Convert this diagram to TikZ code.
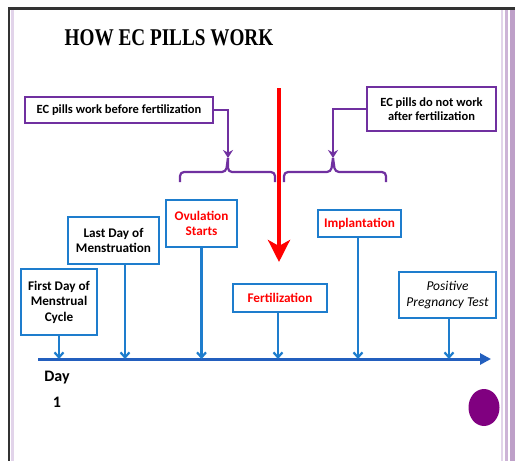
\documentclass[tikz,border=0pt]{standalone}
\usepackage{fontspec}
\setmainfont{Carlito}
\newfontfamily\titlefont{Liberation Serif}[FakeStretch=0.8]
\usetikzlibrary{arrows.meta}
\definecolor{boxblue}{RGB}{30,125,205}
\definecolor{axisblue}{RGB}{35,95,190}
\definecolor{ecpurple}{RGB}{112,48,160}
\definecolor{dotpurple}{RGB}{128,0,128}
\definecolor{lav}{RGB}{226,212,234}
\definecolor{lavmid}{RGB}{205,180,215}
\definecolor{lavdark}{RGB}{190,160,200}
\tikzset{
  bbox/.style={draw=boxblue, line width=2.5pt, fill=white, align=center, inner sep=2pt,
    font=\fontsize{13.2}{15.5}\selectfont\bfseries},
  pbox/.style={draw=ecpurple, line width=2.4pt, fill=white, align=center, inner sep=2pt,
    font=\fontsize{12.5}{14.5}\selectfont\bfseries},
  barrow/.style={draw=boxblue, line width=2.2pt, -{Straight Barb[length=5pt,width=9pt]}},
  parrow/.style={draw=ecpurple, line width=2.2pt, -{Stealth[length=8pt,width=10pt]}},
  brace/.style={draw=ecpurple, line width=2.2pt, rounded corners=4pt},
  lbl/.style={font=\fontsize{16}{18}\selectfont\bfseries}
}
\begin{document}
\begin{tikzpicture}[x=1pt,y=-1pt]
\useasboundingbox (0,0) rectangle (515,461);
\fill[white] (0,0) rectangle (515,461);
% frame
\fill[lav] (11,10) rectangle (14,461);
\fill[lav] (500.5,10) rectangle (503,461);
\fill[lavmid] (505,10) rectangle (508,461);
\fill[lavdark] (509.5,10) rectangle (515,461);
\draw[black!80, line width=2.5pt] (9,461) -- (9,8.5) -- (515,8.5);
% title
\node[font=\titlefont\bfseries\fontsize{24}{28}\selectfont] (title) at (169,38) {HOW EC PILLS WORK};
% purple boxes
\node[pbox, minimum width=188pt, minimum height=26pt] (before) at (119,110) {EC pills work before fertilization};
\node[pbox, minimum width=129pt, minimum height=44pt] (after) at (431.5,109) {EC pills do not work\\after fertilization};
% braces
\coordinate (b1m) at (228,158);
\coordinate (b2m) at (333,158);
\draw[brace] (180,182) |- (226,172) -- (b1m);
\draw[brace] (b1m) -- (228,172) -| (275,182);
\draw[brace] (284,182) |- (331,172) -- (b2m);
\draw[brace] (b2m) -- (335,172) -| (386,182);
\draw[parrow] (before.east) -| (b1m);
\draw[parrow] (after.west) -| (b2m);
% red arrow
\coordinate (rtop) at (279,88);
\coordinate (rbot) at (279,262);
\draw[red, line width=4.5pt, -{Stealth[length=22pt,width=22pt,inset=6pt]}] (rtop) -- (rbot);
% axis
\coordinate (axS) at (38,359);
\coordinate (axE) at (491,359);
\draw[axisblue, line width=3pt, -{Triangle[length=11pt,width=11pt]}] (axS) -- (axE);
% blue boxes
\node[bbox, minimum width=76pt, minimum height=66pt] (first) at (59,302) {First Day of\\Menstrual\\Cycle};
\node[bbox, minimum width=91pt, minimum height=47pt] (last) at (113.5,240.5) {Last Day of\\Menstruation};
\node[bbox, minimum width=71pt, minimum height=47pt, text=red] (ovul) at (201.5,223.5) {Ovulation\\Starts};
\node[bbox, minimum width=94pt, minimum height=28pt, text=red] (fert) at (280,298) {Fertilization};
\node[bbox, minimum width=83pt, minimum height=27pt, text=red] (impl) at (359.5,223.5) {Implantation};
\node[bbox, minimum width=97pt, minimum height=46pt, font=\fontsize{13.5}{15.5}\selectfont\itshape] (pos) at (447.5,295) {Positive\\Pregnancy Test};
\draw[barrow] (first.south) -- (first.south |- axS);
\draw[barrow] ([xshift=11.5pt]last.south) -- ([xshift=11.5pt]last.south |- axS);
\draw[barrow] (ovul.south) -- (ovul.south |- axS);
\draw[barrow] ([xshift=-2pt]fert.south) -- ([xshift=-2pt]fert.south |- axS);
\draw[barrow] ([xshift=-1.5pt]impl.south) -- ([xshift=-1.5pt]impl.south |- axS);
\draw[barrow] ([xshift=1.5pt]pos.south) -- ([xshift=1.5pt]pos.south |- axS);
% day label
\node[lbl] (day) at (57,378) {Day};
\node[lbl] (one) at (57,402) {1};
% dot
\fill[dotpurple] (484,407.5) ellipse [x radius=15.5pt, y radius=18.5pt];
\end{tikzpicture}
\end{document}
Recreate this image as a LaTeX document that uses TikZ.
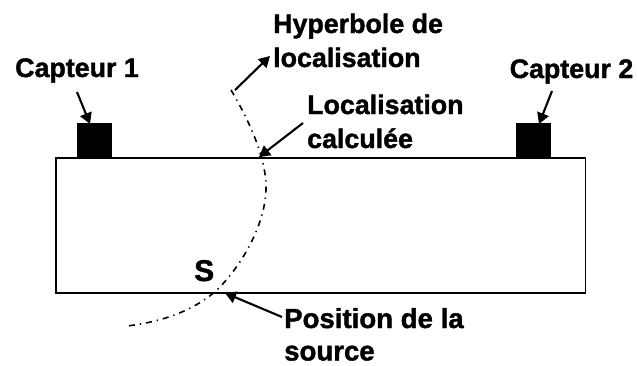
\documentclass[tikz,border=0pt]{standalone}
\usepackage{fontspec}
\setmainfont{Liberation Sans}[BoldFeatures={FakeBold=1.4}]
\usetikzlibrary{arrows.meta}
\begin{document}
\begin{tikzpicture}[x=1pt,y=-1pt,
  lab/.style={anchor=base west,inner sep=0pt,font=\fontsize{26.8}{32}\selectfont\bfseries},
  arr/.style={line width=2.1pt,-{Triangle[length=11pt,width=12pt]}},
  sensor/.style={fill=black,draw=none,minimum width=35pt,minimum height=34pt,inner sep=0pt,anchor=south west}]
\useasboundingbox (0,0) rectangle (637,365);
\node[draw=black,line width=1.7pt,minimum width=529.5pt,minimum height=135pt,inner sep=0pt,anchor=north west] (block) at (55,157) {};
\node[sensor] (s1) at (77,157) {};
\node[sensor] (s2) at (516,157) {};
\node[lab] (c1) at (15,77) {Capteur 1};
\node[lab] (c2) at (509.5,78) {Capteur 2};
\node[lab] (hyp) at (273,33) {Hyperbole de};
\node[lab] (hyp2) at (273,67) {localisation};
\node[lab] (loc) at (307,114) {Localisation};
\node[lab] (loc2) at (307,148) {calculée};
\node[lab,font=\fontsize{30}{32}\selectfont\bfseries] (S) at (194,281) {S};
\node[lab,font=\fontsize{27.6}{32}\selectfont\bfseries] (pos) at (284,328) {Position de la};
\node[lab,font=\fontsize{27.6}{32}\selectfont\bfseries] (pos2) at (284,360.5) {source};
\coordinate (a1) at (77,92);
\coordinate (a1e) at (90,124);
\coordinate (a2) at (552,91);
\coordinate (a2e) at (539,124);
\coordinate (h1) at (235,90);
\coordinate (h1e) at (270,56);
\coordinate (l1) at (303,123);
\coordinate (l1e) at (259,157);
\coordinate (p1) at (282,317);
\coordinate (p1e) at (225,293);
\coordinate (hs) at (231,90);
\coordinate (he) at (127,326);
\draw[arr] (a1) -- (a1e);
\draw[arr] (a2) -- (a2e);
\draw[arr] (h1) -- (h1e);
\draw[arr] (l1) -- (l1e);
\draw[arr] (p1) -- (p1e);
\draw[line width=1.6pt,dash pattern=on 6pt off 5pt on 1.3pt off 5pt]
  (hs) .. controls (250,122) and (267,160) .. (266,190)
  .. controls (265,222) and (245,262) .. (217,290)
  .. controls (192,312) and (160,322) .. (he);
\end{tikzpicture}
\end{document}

_ _ _ _ _

* INSTRUCTIONS FOR THE TASK *
Go through the listing above and quote it exactly, apart from its images.

* OUTPUT BELOW *
Convert this diagram to TikZ code.
\documentclass[tikz,border=0pt]{standalone}
\usepackage{fontspec}
\setmainfont{Carlito}
\newfontfamily\titlefont{Liberation Serif}[FakeStretch=0.8]
\usetikzlibrary{arrows.meta}
\definecolor{boxblue}{RGB}{30,125,205}
\definecolor{axisblue}{RGB}{35,95,190}
\definecolor{ecpurple}{RGB}{112,48,160}
\definecolor{dotpurple}{RGB}{128,0,128}
\definecolor{lav}{RGB}{226,212,234}
\definecolor{lavmid}{RGB}{205,180,215}
\definecolor{lavdark}{RGB}{190,160,200}
\tikzset{
  bbox/.style={draw=boxblue, line width=2.5pt, fill=white, align=center, inner sep=2pt,
    font=\fontsize{13.2}{15.5}\selectfont\bfseries},
  pbox/.style={draw=ecpurple, line width=2.4pt, fill=white, align=center, inner sep=2pt,
    font=\fontsize{12.5}{14.5}\selectfont\bfseries},
  barrow/.style={draw=boxblue, line width=2.2pt, -{Straight Barb[length=5pt,width=9pt]}},
  parrow/.style={draw=ecpurple, line width=2.2pt, -{Stealth[length=8pt,width=10pt]}},
  brace/.style={draw=ecpurple, line width=2.2pt, rounded corners=4pt},
  lbl/.style={font=\fontsize{16}{18}\selectfont\bfseries}
}
\begin{document}
\begin{tikzpicture}[x=1pt,y=-1pt]
\useasboundingbox (0,0) rectangle (515,461);
\fill[white] (0,0) rectangle (515,461);
% frame
\fill[lav] (11,10) rectangle (14,461);
\fill[lav] (500.5,10) rectangle (503,461);
\fill[lavmid] (505,10) rectangle (508,461);
\fill[lavdark] (509.5,10) rectangle (515,461);
\draw[black!80, line width=2.5pt] (9,461) -- (9,8.5) -- (515,8.5);
% title
\node[font=\titlefont\bfseries\fontsize{24}{28}\selectfont] (title) at (169,38) {HOW EC PILLS WORK};
% purple boxes
\node[pbox, minimum width=188pt, minimum height=26pt] (before) at (119,110) {EC pills work before fertilization};
\node[pbox, minimum width=129pt, minimum height=44pt] (after) at (431.5,109) {EC pills do not work\\after fertilization};
% braces
\coordinate (b1m) at (228,158);
\coordinate (b2m) at (333,158);
\draw[brace] (180,182) |- (226,172) -- (b1m);
\draw[brace] (b1m) -- (228,172) -| (275,182);
\draw[brace] (284,182) |- (331,172) -- (b2m);
\draw[brace] (b2m) -- (335,172) -| (386,182);
\draw[parrow] (before.east) -| (b1m);
\draw[parrow] (after.west) -| (b2m);
% red arrow
\coordinate (rtop) at (279,88);
\coordinate (rbot) at (279,262);
\draw[red, line width=4.5pt, -{Stealth[length=22pt,width=22pt,inset=6pt]}] (rtop) -- (rbot);
% axis
\coordinate (axS) at (38,359);
\coordinate (axE) at (491,359);
\draw[axisblue, line width=3pt, -{Triangle[length=11pt,width=11pt]}] (axS) -- (axE);
% blue boxes
\node[bbox, minimum width=76pt, minimum height=66pt] (first) at (59,302) {First Day of\\Menstrual\\Cycle};
\node[bbox, minimum width=91pt, minimum height=47pt] (last) at (113.5,240.5) {Last Day of\\Menstruation};
\node[bbox, minimum width=71pt, minimum height=47pt, text=red] (ovul) at (201.5,223.5) {Ovulation\\Starts};
\node[bbox, minimum width=94pt, minimum height=28pt, text=red] (fert) at (280,298) {Fertilization};
\node[bbox, minimum width=83pt, minimum height=27pt, text=red] (impl) at (359.5,223.5) {Implantation};
\node[bbox, minimum width=97pt, minimum height=46pt, font=\fontsize{13.5}{15.5}\selectfont\itshape] (pos) at (447.5,295) {Positive\\Pregnancy Test};
\draw[barrow] (first.south) -- (first.south |- axS);
\draw[barrow] ([xshift=11.5pt]last.south) -- ([xshift=11.5pt]last.south |- axS);
\draw[barrow] (ovul.south) -- (ovul.south |- axS);
\draw[barrow] ([xshift=-2pt]fert.south) -- ([xshift=-2pt]fert.south |- axS);
\draw[barrow] ([xshift=-1.5pt]impl.south) -- ([xshift=-1.5pt]impl.south |- axS);
\draw[barrow] ([xshift=1.5pt]pos.south) -- ([xshift=1.5pt]pos.south |- axS);
% day label
\node[lbl] (day) at (57,378) {Day};
\node[lbl] (one) at (57,402) {1};
% dot
\fill[dotpurple] (484,407.5) ellipse [x radius=15.5pt, y radius=18.5pt];
\end{tikzpicture}
\end{document}
Recreate this image as a LaTeX document that uses TikZ.
\documentclass[tikz,border=0pt]{standalone}
\usepackage{fontspec}
\setmainfont{Liberation Sans}[BoldFeatures={FakeBold=1.4}]
\usetikzlibrary{arrows.meta}
\begin{document}
\begin{tikzpicture}[x=1pt,y=-1pt,
  lab/.style={anchor=base west,inner sep=0pt,font=\fontsize{26.8}{32}\selectfont\bfseries},
  arr/.style={line width=2.1pt,-{Triangle[length=11pt,width=12pt]}},
  sensor/.style={fill=black,draw=none,minimum width=35pt,minimum height=34pt,inner sep=0pt,anchor=south west}]
\useasboundingbox (0,0) rectangle (637,365);
\node[draw=black,line width=1.7pt,minimum width=529.5pt,minimum height=135pt,inner sep=0pt,anchor=north west] (block) at (55,157) {};
\node[sensor] (s1) at (77,157) {};
\node[sensor] (s2) at (516,157) {};
\node[lab] (c1) at (15,77) {Capteur 1};
\node[lab] (c2) at (509.5,78) {Capteur 2};
\node[lab] (hyp) at (273,33) {Hyperbole de};
\node[lab] (hyp2) at (273,67) {localisation};
\node[lab] (loc) at (307,114) {Localisation};
\node[lab] (loc2) at (307,148) {calculée};
\node[lab,font=\fontsize{30}{32}\selectfont\bfseries] (S) at (194,281) {S};
\node[lab,font=\fontsize{27.6}{32}\selectfont\bfseries] (pos) at (284,328) {Position de la};
\node[lab,font=\fontsize{27.6}{32}\selectfont\bfseries] (pos2) at (284,360.5) {source};
\coordinate (a1) at (77,92);
\coordinate (a1e) at (90,124);
\coordinate (a2) at (552,91);
\coordinate (a2e) at (539,124);
\coordinate (h1) at (235,90);
\coordinate (h1e) at (270,56);
\coordinate (l1) at (303,123);
\coordinate (l1e) at (259,157);
\coordinate (p1) at (282,317);
\coordinate (p1e) at (225,293);
\coordinate (hs) at (231,90);
\coordinate (he) at (127,326);
\draw[arr] (a1) -- (a1e);
\draw[arr] (a2) -- (a2e);
\draw[arr] (h1) -- (h1e);
\draw[arr] (l1) -- (l1e);
\draw[arr] (p1) -- (p1e);
\draw[line width=1.6pt,dash pattern=on 6pt off 5pt on 1.3pt off 5pt]
  (hs) .. controls (250,122) and (267,160) .. (266,190)
  .. controls (265,222) and (245,262) .. (217,290)
  .. controls (192,312) and (160,322) .. (he);
\end{tikzpicture}
\end{document}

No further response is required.